##### Data
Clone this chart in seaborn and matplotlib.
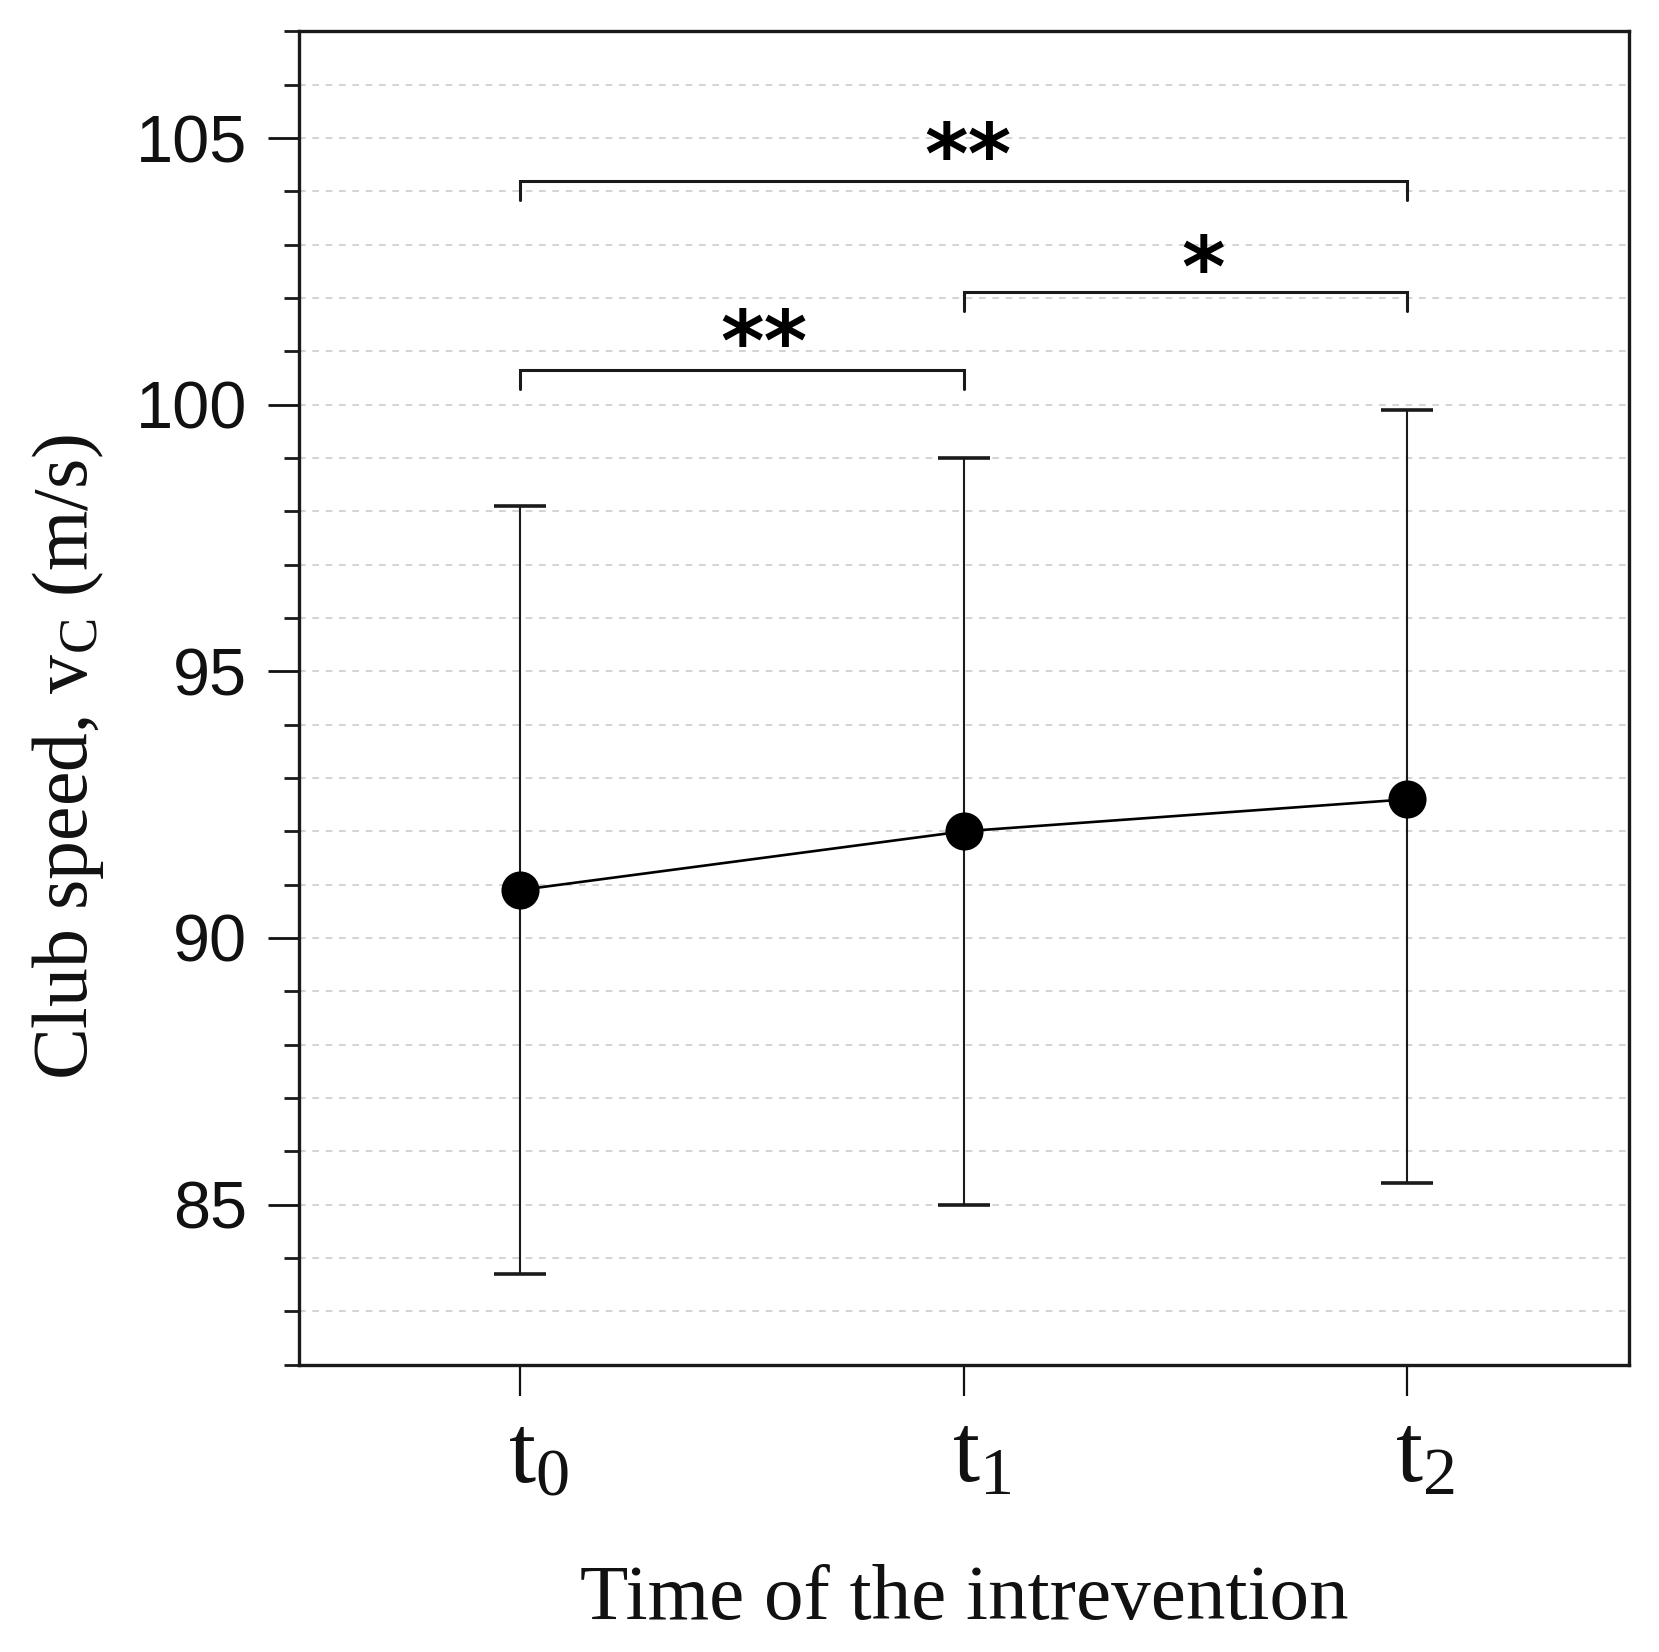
import numpy as np
import pandas as pd
import matplotlib
matplotlib.use("Agg")
import matplotlib.pyplot as plt
import matplotlib.transforms as mtransforms
from matplotlib.ticker import MultipleLocator
import seaborn as sns

# values
times = ["t0", "t1", "t2"]
tick_labels = [r"$\mathrm{t}_{0}$", r"$\mathrm{t}_{1}$", r"$\mathrm{t}_{2}$"]
means = [90.9, 92.0, 92.6]
err_low = [7.2, 7.0, 7.2]
err_high = [7.2, 7.0, 7.3]

# significance brackets: left, right, height, label, label position
brackets_x0 = [0.0, 1.0, 0.0]
brackets_x1 = [2.0, 2.0, 1.0]
brackets_y = [104.2, 102.12, 100.65]
brackets_lab = ["**", "*", "**"]
lab_x = [1.01, 1.54, 0.55]
lab_y = [104.6, 102.48, 101.1]

df = pd.DataFrame({"time": times, "speed": means})

sns.set_theme(style="white")
plt.rcParams["font.family"] = ["Liberation Sans", "DejaVu Sans"]
plt.rcParams["mathtext.fontset"] = "custom"
plt.rcParams["mathtext.rm"] = "Liberation Serif"
plt.rcParams["mathtext.it"] = "Liberation Serif:italic"

fig = plt.figure(figsize=(16.59, 16.52), dpi=100)
ax = fig.add_axes([0.180, 0.174, 0.802, 0.807])

ax.errorbar(range(len(times)), means, yerr=[err_low, err_high], fmt="none",
            ecolor="#1a1a1a", elinewidth=1.5, capsize=19, capthick=2.6, zorder=2)
sns.pointplot(data=df, x="time", y="speed", color="black", markers="o",
              markersize=26, linewidth=1.9, errorbar=None, ax=ax, zorder=3)

# brackets
drop = 0.36
for x0, x1, y in zip(brackets_x0, brackets_x1, brackets_y):
    ax.plot([x0, x0, x1, x1], [y - drop, y, y, y - drop], color="#1a1a1a",
            lw=2.2, solid_joinstyle="miter", zorder=3)
for x, y, lab in zip(lab_x, lab_y, brackets_lab):
    ax.text(x, y, lab, ha="center", va="center", color="black",
            fontsize=60, fontweight="bold", family="DejaVu Sans")

ax.set_xlim(-0.5, 2.5)
ax.set_ylim(82, 107)
ax.yaxis.set_major_locator(MultipleLocator(5))
ax.yaxis.set_minor_locator(MultipleLocator(1))
ax.grid(which="both", axis="y", ls=(0, (4, 4)), color="#cccccc", lw=1.2)
ax.grid(False, axis="x")
ax.set_axisbelow(True)

for s in ax.spines.values():
    s.set_linewidth(2.4)
    s.set_color("#1a1a1a")

ax.tick_params(axis="y", which="major", direction="out", length=22, width=2,
               pad=15, labelsize=48, left=True, colors="#111111")
ax.tick_params(axis="y", which="minor", direction="out", length=11, width=2,
               left=True, color="#1a1a1a")
ax.tick_params(axis="x", which="major", direction="out", length=22, width=1.6,
               pad=12, labelsize=70, bottom=True, colors="#111111")
ax.set_xticks(range(len(times)))
ax.set_xticklabels(tick_labels)
offset = mtransforms.ScaledTranslation(18 / 100, 0, fig.dpi_scale_trans)
for lbl in ax.get_xticklabels():
    lbl.set_transform(lbl.get_transform() + offset)

ax.set_xlabel("Time of the intrevention", fontsize=57, family="Liberation Serif",
              color="#111111")
ax.set_ylabel(r"Club speed, v$_{\mathrm{C}}$ (m/s)", fontsize=56,
              family="Liberation Serif", color="#111111")
ax.xaxis.set_label_coords(0.5, -0.15)
ax.yaxis.set_label_coords(-0.145, 0.456)

fig.savefig("out.png", dpi=100, facecolor="white")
##########
## Work to complete
Please write out all of the material above without changing a word, and omit any pictures.

## Task solution
Clone this chart in seaborn and matplotlib.
import numpy as np
import pandas as pd
import matplotlib
matplotlib.use("Agg")
import matplotlib.pyplot as plt
import matplotlib.transforms as mtransforms
from matplotlib.ticker import MultipleLocator
import seaborn as sns

# values
times = ["t0", "t1", "t2"]
tick_labels = [r"$\mathrm{t}_{0}$", r"$\mathrm{t}_{1}$", r"$\mathrm{t}_{2}$"]
means = [90.9, 92.0, 92.6]
err_low = [7.2, 7.0, 7.2]
err_high = [7.2, 7.0, 7.3]

# significance brackets: left, right, height, label, label position
brackets_x0 = [0.0, 1.0, 0.0]
brackets_x1 = [2.0, 2.0, 1.0]
brackets_y = [104.2, 102.12, 100.65]
brackets_lab = ["**", "*", "**"]
lab_x = [1.01, 1.54, 0.55]
lab_y = [104.6, 102.48, 101.1]

df = pd.DataFrame({"time": times, "speed": means})

sns.set_theme(style="white")
plt.rcParams["font.family"] = ["Liberation Sans", "DejaVu Sans"]
plt.rcParams["mathtext.fontset"] = "custom"
plt.rcParams["mathtext.rm"] = "Liberation Serif"
plt.rcParams["mathtext.it"] = "Liberation Serif:italic"

fig = plt.figure(figsize=(16.59, 16.52), dpi=100)
ax = fig.add_axes([0.180, 0.174, 0.802, 0.807])

ax.errorbar(range(len(times)), means, yerr=[err_low, err_high], fmt="none",
            ecolor="#1a1a1a", elinewidth=1.5, capsize=19, capthick=2.6, zorder=2)
sns.pointplot(data=df, x="time", y="speed", color="black", markers="o",
              markersize=26, linewidth=1.9, errorbar=None, ax=ax, zorder=3)

# brackets
drop = 0.36
for x0, x1, y in zip(brackets_x0, brackets_x1, brackets_y):
    ax.plot([x0, x0, x1, x1], [y - drop, y, y, y - drop], color="#1a1a1a",
            lw=2.2, solid_joinstyle="miter", zorder=3)
for x, y, lab in zip(lab_x, lab_y, brackets_lab):
    ax.text(x, y, lab, ha="center", va="center", color="black",
            fontsize=60, fontweight="bold", family="DejaVu Sans")

ax.set_xlim(-0.5, 2.5)
ax.set_ylim(82, 107)
ax.yaxis.set_major_locator(MultipleLocator(5))
ax.yaxis.set_minor_locator(MultipleLocator(1))
ax.grid(which="both", axis="y", ls=(0, (4, 4)), color="#cccccc", lw=1.2)
ax.grid(False, axis="x")
ax.set_axisbelow(True)

for s in ax.spines.values():
    s.set_linewidth(2.4)
    s.set_color("#1a1a1a")

ax.tick_params(axis="y", which="major", direction="out", length=22, width=2,
               pad=15, labelsize=48, left=True, colors="#111111")
ax.tick_params(axis="y", which="minor", direction="out", length=11, width=2,
               left=True, color="#1a1a1a")
ax.tick_params(axis="x", which="major", direction="out", length=22, width=1.6,
               pad=12, labelsize=70, bottom=True, colors="#111111")
ax.set_xticks(range(len(times)))
ax.set_xticklabels(tick_labels)
offset = mtransforms.ScaledTranslation(18 / 100, 0, fig.dpi_scale_trans)
for lbl in ax.get_xticklabels():
    lbl.set_transform(lbl.get_transform() + offset)

ax.set_xlabel("Time of the intrevention", fontsize=57, family="Liberation Serif",
              color="#111111")
ax.set_ylabel(r"Club speed, v$_{\mathrm{C}}$ (m/s)", fontsize=56,
              family="Liberation Serif", color="#111111")
ax.xaxis.set_label_coords(0.5, -0.15)
ax.yaxis.set_label_coords(-0.145, 0.456)

fig.savefig("out.png", dpi=100, facecolor="white")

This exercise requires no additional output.